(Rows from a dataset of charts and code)

....................

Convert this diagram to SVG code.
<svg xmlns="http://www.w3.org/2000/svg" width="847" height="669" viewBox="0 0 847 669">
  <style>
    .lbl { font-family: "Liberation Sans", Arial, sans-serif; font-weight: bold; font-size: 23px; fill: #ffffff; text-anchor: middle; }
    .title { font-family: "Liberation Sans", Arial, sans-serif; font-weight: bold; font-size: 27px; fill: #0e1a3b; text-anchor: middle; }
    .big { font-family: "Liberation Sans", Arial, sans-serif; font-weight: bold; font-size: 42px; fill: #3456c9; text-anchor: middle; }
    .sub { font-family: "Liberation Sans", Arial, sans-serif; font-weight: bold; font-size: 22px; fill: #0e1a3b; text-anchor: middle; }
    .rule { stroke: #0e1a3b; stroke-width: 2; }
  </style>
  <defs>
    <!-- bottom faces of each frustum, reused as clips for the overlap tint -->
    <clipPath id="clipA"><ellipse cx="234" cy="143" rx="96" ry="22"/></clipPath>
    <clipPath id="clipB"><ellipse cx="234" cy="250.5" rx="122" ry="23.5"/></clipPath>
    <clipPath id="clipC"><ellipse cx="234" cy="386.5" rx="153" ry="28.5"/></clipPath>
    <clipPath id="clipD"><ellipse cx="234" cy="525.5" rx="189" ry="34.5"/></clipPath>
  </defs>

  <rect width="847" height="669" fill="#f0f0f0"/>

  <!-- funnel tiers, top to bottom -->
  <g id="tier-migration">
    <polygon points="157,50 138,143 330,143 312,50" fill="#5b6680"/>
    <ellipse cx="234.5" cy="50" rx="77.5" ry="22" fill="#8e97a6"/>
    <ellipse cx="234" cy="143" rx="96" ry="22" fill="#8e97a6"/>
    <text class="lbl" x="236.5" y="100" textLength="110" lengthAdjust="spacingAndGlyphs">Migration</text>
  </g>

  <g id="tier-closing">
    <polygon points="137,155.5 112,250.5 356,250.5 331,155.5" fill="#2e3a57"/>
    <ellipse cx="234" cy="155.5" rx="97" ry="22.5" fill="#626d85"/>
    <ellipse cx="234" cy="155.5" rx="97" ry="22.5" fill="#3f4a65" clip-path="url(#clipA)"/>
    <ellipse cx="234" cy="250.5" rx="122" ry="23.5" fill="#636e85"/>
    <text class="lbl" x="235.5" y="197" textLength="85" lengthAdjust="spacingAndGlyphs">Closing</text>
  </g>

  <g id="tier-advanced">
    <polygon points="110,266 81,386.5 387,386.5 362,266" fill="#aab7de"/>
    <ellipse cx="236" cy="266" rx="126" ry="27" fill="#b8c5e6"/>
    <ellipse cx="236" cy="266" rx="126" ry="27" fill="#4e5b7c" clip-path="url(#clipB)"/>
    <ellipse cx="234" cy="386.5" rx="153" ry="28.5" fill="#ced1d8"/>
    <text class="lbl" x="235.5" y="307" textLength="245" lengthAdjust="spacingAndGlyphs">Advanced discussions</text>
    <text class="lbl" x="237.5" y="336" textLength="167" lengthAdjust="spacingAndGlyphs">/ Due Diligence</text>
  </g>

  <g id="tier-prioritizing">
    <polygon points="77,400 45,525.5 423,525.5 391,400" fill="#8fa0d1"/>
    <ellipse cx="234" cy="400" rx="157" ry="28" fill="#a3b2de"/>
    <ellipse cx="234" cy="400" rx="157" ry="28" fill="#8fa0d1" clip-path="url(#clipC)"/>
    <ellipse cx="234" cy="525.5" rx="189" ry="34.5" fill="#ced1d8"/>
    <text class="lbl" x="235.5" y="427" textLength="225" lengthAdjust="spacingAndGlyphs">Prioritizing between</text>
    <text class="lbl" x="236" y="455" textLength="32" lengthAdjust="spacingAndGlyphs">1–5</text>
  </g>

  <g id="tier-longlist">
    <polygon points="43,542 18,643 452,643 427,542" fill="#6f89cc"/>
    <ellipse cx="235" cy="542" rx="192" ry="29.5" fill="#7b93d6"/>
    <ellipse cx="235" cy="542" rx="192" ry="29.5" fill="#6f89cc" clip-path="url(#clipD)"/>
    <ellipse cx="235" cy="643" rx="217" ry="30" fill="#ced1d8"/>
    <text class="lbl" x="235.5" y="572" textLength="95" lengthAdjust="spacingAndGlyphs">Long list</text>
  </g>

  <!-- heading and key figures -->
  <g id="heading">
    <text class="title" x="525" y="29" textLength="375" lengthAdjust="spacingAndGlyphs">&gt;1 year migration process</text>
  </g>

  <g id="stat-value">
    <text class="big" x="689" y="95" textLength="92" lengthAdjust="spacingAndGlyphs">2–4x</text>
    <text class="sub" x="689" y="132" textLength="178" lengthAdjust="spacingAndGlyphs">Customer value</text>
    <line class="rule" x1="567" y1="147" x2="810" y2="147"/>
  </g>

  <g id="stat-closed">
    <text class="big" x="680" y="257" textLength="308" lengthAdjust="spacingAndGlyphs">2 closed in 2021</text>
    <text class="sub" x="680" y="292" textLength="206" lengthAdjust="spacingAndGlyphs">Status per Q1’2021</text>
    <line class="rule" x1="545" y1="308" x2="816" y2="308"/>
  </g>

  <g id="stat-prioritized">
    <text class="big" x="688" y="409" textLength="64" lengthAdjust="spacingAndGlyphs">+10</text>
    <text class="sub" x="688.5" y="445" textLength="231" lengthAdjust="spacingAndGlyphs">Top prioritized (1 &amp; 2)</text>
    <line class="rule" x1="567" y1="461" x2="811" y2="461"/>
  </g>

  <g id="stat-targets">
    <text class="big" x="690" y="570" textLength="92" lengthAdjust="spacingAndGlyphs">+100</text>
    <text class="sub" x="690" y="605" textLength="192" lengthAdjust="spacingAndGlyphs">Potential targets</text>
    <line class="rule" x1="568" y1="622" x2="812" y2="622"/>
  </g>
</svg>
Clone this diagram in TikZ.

....................

*Stated task*. Copy the data above in full, character for character.

*Reply to the exercise*.
Convert this diagram to SVG code.
<svg xmlns="http://www.w3.org/2000/svg" width="847" height="669" viewBox="0 0 847 669">
  <style>
    .lbl { font-family: "Liberation Sans", Arial, sans-serif; font-weight: bold; font-size: 23px; fill: #ffffff; text-anchor: middle; }
    .title { font-family: "Liberation Sans", Arial, sans-serif; font-weight: bold; font-size: 27px; fill: #0e1a3b; text-anchor: middle; }
    .big { font-family: "Liberation Sans", Arial, sans-serif; font-weight: bold; font-size: 42px; fill: #3456c9; text-anchor: middle; }
    .sub { font-family: "Liberation Sans", Arial, sans-serif; font-weight: bold; font-size: 22px; fill: #0e1a3b; text-anchor: middle; }
    .rule { stroke: #0e1a3b; stroke-width: 2; }
  </style>
  <defs>
    <!-- bottom faces of each frustum, reused as clips for the overlap tint -->
    <clipPath id="clipA"><ellipse cx="234" cy="143" rx="96" ry="22"/></clipPath>
    <clipPath id="clipB"><ellipse cx="234" cy="250.5" rx="122" ry="23.5"/></clipPath>
    <clipPath id="clipC"><ellipse cx="234" cy="386.5" rx="153" ry="28.5"/></clipPath>
    <clipPath id="clipD"><ellipse cx="234" cy="525.5" rx="189" ry="34.5"/></clipPath>
  </defs>

  <rect width="847" height="669" fill="#f0f0f0"/>

  <!-- funnel tiers, top to bottom -->
  <g id="tier-migration">
    <polygon points="157,50 138,143 330,143 312,50" fill="#5b6680"/>
    <ellipse cx="234.5" cy="50" rx="77.5" ry="22" fill="#8e97a6"/>
    <ellipse cx="234" cy="143" rx="96" ry="22" fill="#8e97a6"/>
    <text class="lbl" x="236.5" y="100" textLength="110" lengthAdjust="spacingAndGlyphs">Migration</text>
  </g>

  <g id="tier-closing">
    <polygon points="137,155.5 112,250.5 356,250.5 331,155.5" fill="#2e3a57"/>
    <ellipse cx="234" cy="155.5" rx="97" ry="22.5" fill="#626d85"/>
    <ellipse cx="234" cy="155.5" rx="97" ry="22.5" fill="#3f4a65" clip-path="url(#clipA)"/>
    <ellipse cx="234" cy="250.5" rx="122" ry="23.5" fill="#636e85"/>
    <text class="lbl" x="235.5" y="197" textLength="85" lengthAdjust="spacingAndGlyphs">Closing</text>
  </g>

  <g id="tier-advanced">
    <polygon points="110,266 81,386.5 387,386.5 362,266" fill="#aab7de"/>
    <ellipse cx="236" cy="266" rx="126" ry="27" fill="#b8c5e6"/>
    <ellipse cx="236" cy="266" rx="126" ry="27" fill="#4e5b7c" clip-path="url(#clipB)"/>
    <ellipse cx="234" cy="386.5" rx="153" ry="28.5" fill="#ced1d8"/>
    <text class="lbl" x="235.5" y="307" textLength="245" lengthAdjust="spacingAndGlyphs">Advanced discussions</text>
    <text class="lbl" x="237.5" y="336" textLength="167" lengthAdjust="spacingAndGlyphs">/ Due Diligence</text>
  </g>

  <g id="tier-prioritizing">
    <polygon points="77,400 45,525.5 423,525.5 391,400" fill="#8fa0d1"/>
    <ellipse cx="234" cy="400" rx="157" ry="28" fill="#a3b2de"/>
    <ellipse cx="234" cy="400" rx="157" ry="28" fill="#8fa0d1" clip-path="url(#clipC)"/>
    <ellipse cx="234" cy="525.5" rx="189" ry="34.5" fill="#ced1d8"/>
    <text class="lbl" x="235.5" y="427" textLength="225" lengthAdjust="spacingAndGlyphs">Prioritizing between</text>
    <text class="lbl" x="236" y="455" textLength="32" lengthAdjust="spacingAndGlyphs">1–5</text>
  </g>

  <g id="tier-longlist">
    <polygon points="43,542 18,643 452,643 427,542" fill="#6f89cc"/>
    <ellipse cx="235" cy="542" rx="192" ry="29.5" fill="#7b93d6"/>
    <ellipse cx="235" cy="542" rx="192" ry="29.5" fill="#6f89cc" clip-path="url(#clipD)"/>
    <ellipse cx="235" cy="643" rx="217" ry="30" fill="#ced1d8"/>
    <text class="lbl" x="235.5" y="572" textLength="95" lengthAdjust="spacingAndGlyphs">Long list</text>
  </g>

  <!-- heading and key figures -->
  <g id="heading">
    <text class="title" x="525" y="29" textLength="375" lengthAdjust="spacingAndGlyphs">&gt;1 year migration process</text>
  </g>

  <g id="stat-value">
    <text class="big" x="689" y="95" textLength="92" lengthAdjust="spacingAndGlyphs">2–4x</text>
    <text class="sub" x="689" y="132" textLength="178" lengthAdjust="spacingAndGlyphs">Customer value</text>
    <line class="rule" x1="567" y1="147" x2="810" y2="147"/>
  </g>

  <g id="stat-closed">
    <text class="big" x="680" y="257" textLength="308" lengthAdjust="spacingAndGlyphs">2 closed in 2021</text>
    <text class="sub" x="680" y="292" textLength="206" lengthAdjust="spacingAndGlyphs">Status per Q1’2021</text>
    <line class="rule" x1="545" y1="308" x2="816" y2="308"/>
  </g>

  <g id="stat-prioritized">
    <text class="big" x="688" y="409" textLength="64" lengthAdjust="spacingAndGlyphs">+10</text>
    <text class="sub" x="688.5" y="445" textLength="231" lengthAdjust="spacingAndGlyphs">Top prioritized (1 &amp; 2)</text>
    <line class="rule" x1="567" y1="461" x2="811" y2="461"/>
  </g>

  <g id="stat-targets">
    <text class="big" x="690" y="570" textLength="92" lengthAdjust="spacingAndGlyphs">+100</text>
    <text class="sub" x="690" y="605" textLength="192" lengthAdjust="spacingAndGlyphs">Potential targets</text>
    <line class="rule" x1="568" y1="622" x2="812" y2="622"/>
  </g>
</svg>
Clone this diagram in TikZ.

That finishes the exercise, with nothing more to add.